Required work:
Write again exactly the lines in the listing below, starting at the line with "Write a Python" and ending at the line with "al_meas_t = [4.95, 4.33, 4.71, 4.56, 5.47]", both included. Pictures are not copied.
— begin Entries shown —
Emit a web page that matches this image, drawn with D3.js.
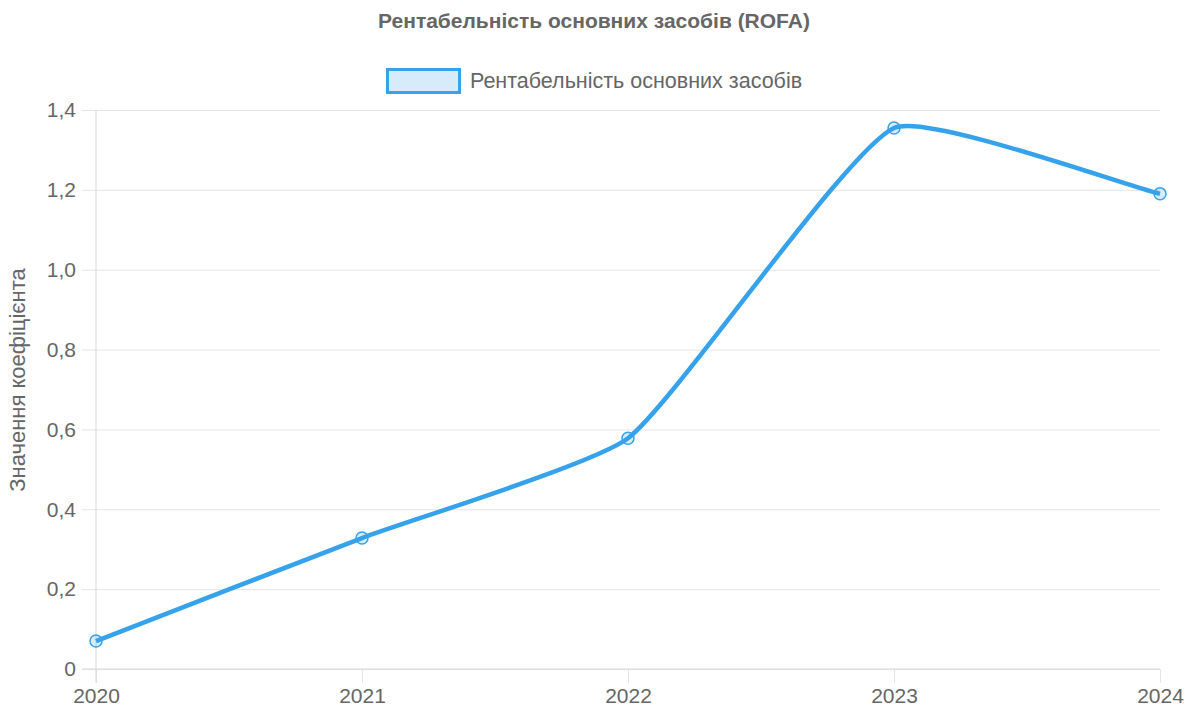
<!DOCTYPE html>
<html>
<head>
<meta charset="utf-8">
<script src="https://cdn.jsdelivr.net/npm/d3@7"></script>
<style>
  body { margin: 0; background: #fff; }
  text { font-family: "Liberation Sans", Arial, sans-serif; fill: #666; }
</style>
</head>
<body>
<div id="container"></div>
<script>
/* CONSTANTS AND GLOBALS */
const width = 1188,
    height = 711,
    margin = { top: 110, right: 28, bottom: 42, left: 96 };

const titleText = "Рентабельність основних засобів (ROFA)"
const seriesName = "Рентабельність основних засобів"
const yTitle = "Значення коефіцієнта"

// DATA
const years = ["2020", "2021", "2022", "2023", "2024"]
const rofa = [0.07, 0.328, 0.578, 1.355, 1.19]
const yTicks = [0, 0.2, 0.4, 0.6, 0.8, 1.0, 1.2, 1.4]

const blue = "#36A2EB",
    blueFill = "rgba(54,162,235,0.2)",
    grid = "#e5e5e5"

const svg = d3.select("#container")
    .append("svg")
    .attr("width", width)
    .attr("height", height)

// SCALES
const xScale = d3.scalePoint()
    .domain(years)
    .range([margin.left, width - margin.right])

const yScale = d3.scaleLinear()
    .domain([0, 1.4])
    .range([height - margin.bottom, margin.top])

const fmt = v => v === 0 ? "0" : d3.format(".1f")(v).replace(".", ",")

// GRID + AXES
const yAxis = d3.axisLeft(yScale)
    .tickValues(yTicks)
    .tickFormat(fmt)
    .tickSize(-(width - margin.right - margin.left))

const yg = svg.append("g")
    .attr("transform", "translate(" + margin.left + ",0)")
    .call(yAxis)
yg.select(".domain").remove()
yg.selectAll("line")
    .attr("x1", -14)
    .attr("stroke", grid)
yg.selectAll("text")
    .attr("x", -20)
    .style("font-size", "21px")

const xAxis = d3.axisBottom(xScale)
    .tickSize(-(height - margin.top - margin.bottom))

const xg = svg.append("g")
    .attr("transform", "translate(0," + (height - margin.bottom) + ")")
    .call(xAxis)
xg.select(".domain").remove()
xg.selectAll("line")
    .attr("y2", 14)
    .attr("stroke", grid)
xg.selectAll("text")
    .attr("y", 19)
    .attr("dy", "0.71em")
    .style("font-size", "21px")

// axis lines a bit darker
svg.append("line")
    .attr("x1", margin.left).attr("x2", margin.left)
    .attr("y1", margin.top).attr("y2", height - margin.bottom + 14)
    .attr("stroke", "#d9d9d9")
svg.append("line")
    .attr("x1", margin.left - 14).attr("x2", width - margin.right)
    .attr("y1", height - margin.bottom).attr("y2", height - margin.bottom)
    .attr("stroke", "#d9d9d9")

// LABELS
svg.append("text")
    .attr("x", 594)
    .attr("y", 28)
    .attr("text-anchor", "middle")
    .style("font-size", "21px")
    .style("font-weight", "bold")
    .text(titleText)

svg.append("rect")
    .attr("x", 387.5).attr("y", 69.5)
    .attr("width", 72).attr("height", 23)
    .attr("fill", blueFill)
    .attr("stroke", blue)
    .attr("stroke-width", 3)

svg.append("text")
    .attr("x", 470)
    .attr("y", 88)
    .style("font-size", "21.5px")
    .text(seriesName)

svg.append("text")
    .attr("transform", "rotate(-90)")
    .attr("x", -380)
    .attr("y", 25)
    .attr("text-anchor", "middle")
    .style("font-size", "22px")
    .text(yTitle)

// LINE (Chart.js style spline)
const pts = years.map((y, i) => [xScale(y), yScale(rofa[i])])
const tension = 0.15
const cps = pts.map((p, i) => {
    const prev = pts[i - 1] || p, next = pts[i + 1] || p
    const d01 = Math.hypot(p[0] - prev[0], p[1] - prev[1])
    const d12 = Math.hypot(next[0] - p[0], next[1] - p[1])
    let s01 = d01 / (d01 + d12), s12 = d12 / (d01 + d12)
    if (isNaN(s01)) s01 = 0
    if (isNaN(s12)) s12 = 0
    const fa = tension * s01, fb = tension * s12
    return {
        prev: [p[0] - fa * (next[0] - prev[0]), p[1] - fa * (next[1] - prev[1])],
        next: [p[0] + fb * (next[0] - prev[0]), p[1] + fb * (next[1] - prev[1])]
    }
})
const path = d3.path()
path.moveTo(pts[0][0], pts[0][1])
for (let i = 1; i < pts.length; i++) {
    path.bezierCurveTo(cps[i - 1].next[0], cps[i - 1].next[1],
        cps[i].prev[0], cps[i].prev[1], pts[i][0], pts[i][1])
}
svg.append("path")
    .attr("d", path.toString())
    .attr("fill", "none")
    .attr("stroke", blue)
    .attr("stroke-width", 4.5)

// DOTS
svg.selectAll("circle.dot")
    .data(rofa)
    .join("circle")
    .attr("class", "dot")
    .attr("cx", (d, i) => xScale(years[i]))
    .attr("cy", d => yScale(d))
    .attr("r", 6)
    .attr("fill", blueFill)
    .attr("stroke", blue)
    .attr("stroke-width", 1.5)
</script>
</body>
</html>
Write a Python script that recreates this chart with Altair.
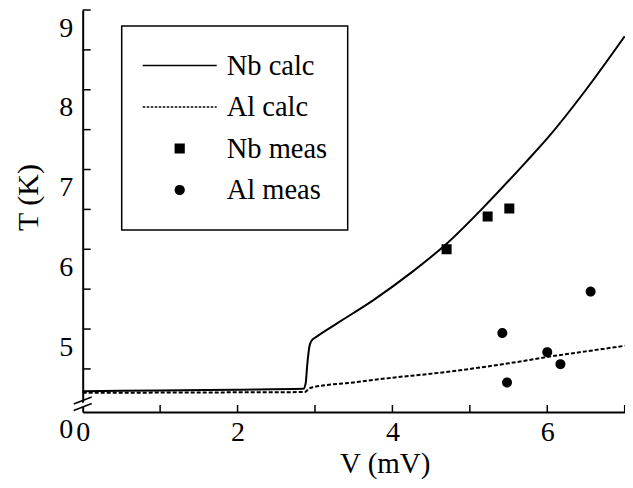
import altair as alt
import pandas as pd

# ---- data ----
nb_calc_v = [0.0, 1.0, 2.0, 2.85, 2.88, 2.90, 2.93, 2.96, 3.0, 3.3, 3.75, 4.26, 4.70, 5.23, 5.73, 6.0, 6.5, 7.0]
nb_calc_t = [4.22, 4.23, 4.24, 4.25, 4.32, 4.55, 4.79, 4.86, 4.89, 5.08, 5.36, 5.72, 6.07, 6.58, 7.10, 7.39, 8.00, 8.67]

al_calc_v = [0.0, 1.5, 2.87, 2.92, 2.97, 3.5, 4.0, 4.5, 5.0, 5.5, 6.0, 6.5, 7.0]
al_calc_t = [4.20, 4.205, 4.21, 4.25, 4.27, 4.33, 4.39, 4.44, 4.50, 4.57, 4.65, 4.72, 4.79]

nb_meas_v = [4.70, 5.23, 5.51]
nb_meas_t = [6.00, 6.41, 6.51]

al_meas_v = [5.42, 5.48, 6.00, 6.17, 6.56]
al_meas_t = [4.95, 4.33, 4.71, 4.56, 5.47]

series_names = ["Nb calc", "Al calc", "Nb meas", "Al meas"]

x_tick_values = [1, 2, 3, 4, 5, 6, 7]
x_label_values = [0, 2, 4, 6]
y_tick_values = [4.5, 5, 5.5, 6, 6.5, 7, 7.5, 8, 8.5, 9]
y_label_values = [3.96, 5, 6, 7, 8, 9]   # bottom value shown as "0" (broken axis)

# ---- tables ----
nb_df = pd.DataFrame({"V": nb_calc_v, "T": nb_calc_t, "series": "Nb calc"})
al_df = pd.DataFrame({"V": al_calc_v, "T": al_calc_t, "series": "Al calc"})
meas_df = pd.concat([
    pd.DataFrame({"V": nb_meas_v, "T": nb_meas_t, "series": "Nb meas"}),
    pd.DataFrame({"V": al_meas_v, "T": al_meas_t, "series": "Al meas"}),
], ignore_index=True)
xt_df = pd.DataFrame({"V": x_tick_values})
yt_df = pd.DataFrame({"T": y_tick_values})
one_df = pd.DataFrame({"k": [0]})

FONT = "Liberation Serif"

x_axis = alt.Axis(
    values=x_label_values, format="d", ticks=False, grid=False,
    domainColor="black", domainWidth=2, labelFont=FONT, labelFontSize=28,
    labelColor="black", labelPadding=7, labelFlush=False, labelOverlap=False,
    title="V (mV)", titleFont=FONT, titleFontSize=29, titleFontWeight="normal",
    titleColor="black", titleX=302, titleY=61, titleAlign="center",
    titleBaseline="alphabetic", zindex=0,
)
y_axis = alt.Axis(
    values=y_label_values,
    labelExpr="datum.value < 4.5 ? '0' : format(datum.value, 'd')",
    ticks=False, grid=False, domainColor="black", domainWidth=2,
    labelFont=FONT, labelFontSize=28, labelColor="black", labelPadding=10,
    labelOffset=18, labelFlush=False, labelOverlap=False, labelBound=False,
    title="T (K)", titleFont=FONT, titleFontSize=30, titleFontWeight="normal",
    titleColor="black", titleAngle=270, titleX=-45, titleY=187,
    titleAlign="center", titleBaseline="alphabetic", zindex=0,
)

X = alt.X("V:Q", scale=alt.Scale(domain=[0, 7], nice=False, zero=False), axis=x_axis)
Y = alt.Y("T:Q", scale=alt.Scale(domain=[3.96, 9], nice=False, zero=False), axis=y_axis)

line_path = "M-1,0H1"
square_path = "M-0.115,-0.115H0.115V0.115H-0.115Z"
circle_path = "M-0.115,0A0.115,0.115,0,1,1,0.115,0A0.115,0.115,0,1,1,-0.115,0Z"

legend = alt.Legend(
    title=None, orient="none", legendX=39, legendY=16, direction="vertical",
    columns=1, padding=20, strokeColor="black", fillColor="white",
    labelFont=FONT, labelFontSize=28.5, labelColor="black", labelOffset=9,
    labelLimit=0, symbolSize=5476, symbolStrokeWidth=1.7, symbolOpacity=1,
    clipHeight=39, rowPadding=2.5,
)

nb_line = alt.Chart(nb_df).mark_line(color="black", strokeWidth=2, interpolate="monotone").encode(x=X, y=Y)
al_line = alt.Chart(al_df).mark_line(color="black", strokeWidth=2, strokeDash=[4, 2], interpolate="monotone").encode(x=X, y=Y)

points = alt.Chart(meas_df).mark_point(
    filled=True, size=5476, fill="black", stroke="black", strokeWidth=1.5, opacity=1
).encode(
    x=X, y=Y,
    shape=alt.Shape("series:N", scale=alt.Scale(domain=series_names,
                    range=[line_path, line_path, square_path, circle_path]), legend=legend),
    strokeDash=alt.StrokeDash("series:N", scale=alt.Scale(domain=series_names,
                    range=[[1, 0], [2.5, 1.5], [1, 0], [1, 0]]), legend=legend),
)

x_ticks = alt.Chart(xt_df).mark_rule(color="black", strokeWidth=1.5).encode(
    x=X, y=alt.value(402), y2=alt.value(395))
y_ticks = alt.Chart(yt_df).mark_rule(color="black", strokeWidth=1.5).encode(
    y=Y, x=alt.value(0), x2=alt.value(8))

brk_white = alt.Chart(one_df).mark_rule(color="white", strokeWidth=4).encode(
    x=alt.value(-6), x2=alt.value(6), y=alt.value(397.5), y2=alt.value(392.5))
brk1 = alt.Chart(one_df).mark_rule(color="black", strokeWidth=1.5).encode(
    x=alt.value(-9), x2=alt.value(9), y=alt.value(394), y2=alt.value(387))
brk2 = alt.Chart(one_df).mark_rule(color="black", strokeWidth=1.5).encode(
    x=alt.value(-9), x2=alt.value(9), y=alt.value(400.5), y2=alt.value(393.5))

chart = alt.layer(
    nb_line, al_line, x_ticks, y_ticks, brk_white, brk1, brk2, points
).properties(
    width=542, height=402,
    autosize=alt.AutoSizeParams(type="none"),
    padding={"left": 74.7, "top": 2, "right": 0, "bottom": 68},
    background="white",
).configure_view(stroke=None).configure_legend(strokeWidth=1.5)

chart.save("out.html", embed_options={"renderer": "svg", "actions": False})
— end Entries shown —
Output for this exercise:
Write a Python script that recreates this chart with Altair.
import altair as alt
import pandas as pd

# ---- data ----
nb_calc_v = [0.0, 1.0, 2.0, 2.85, 2.88, 2.90, 2.93, 2.96, 3.0, 3.3, 3.75, 4.26, 4.70, 5.23, 5.73, 6.0, 6.5, 7.0]
nb_calc_t = [4.22, 4.23, 4.24, 4.25, 4.32, 4.55, 4.79, 4.86, 4.89, 5.08, 5.36, 5.72, 6.07, 6.58, 7.10, 7.39, 8.00, 8.67]

al_calc_v = [0.0, 1.5, 2.87, 2.92, 2.97, 3.5, 4.0, 4.5, 5.0, 5.5, 6.0, 6.5, 7.0]
al_calc_t = [4.20, 4.205, 4.21, 4.25, 4.27, 4.33, 4.39, 4.44, 4.50, 4.57, 4.65, 4.72, 4.79]

nb_meas_v = [4.70, 5.23, 5.51]
nb_meas_t = [6.00, 6.41, 6.51]

al_meas_v = [5.42, 5.48, 6.00, 6.17, 6.56]
al_meas_t = [4.95, 4.33, 4.71, 4.56, 5.47]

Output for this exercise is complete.